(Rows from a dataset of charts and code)
begin

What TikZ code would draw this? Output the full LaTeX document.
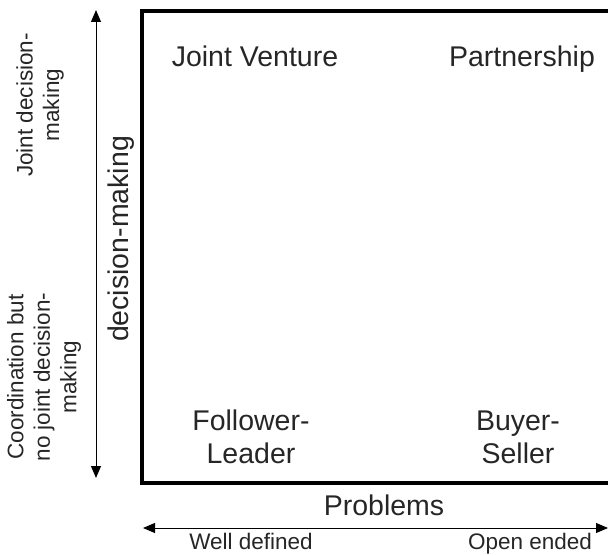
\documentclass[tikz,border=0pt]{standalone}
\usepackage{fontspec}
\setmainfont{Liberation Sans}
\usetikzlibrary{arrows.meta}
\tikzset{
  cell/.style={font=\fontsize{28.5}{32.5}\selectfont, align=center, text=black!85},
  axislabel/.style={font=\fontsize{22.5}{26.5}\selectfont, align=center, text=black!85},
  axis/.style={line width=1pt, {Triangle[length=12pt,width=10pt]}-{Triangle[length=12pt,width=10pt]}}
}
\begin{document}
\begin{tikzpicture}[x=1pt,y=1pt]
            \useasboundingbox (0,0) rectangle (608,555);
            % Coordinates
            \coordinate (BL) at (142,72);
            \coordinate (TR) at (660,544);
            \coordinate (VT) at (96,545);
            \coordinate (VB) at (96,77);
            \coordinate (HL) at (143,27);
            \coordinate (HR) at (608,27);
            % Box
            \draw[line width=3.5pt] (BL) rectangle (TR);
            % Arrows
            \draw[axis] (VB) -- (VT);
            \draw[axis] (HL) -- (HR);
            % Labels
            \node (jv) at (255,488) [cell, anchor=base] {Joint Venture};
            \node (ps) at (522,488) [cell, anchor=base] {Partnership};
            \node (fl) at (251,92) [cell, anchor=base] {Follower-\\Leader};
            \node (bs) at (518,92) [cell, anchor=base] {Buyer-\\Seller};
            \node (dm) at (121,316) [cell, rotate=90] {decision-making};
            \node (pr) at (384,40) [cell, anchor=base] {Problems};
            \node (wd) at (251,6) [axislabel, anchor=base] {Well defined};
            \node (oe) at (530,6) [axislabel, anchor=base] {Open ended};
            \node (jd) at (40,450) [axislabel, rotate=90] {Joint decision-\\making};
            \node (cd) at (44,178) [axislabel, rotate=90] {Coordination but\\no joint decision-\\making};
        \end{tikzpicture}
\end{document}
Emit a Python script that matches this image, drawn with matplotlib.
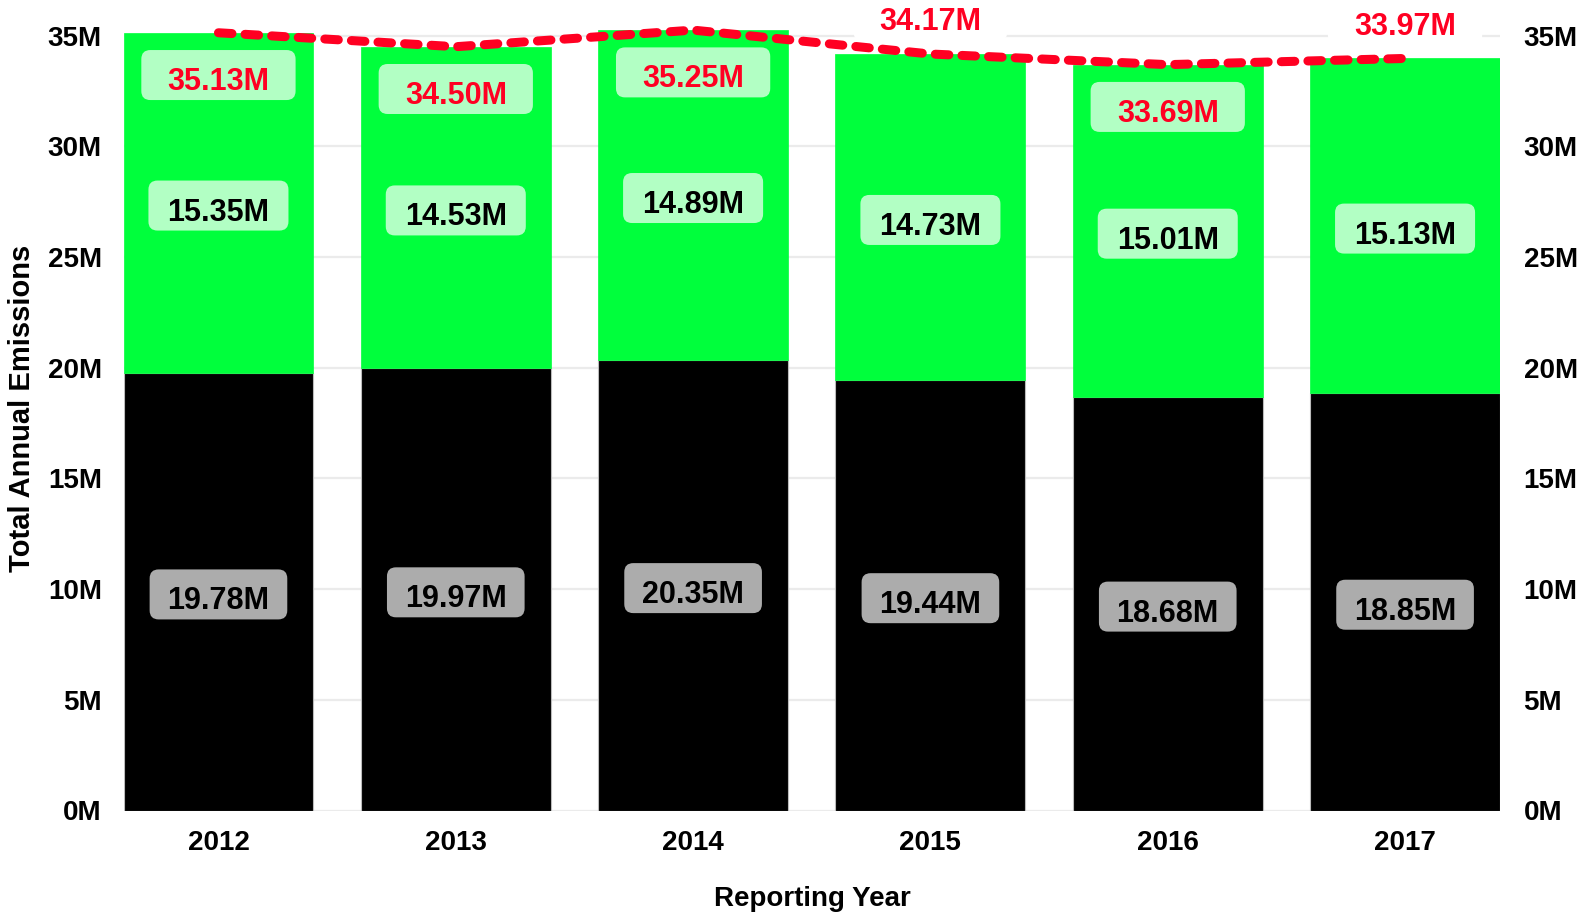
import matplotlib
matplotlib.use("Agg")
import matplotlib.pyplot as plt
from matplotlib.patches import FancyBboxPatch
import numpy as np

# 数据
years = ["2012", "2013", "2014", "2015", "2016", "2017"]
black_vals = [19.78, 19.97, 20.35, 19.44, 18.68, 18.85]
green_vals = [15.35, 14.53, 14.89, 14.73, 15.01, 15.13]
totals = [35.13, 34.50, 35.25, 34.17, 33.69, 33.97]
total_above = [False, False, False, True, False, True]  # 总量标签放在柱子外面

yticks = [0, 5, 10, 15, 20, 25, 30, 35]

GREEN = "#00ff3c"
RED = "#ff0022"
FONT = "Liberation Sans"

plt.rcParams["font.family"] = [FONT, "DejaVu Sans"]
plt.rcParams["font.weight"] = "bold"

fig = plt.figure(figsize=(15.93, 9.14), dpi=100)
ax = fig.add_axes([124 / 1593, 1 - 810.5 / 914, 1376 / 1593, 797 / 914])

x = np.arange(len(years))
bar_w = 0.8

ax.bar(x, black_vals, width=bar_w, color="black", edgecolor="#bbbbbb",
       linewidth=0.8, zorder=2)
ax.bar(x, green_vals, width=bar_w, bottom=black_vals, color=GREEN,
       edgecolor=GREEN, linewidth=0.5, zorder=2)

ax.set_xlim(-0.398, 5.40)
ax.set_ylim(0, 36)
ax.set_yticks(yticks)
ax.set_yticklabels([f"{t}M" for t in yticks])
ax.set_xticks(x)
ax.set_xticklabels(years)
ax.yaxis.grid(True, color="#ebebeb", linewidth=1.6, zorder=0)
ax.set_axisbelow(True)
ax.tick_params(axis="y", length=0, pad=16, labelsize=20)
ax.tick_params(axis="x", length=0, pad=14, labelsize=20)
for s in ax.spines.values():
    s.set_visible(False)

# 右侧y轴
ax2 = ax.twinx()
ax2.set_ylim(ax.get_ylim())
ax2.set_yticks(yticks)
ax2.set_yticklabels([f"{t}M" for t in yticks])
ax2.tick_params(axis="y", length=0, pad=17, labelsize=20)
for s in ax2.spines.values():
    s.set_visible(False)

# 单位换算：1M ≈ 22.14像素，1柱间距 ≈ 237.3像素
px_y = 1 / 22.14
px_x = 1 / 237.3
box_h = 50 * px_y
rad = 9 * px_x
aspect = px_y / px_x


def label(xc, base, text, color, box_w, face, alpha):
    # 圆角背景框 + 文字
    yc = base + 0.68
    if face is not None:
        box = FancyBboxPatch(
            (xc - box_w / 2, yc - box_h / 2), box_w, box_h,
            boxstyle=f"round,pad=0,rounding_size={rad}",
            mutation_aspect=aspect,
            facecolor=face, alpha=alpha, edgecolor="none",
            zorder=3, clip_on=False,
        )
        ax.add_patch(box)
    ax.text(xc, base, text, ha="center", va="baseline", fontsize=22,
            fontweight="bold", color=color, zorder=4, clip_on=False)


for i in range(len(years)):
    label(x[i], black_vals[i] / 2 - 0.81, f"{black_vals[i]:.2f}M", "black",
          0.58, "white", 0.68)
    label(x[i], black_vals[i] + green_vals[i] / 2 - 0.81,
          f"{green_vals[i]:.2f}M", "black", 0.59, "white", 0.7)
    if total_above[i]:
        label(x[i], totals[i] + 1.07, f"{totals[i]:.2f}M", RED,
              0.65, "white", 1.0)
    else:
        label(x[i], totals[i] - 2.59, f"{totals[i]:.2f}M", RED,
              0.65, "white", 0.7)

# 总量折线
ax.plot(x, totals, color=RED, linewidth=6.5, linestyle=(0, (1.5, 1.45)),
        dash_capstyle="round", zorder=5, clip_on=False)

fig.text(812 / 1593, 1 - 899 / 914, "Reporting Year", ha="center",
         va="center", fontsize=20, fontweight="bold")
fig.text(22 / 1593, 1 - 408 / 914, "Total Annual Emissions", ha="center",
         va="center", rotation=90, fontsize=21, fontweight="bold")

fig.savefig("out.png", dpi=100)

end

Description of the task:
Every line of the listing that holds "this" should be found and copied.

Solution below:
What TikZ code would draw this? Output the full LaTeX document.
Emit a Python script that matches this image, drawn with matplotlib.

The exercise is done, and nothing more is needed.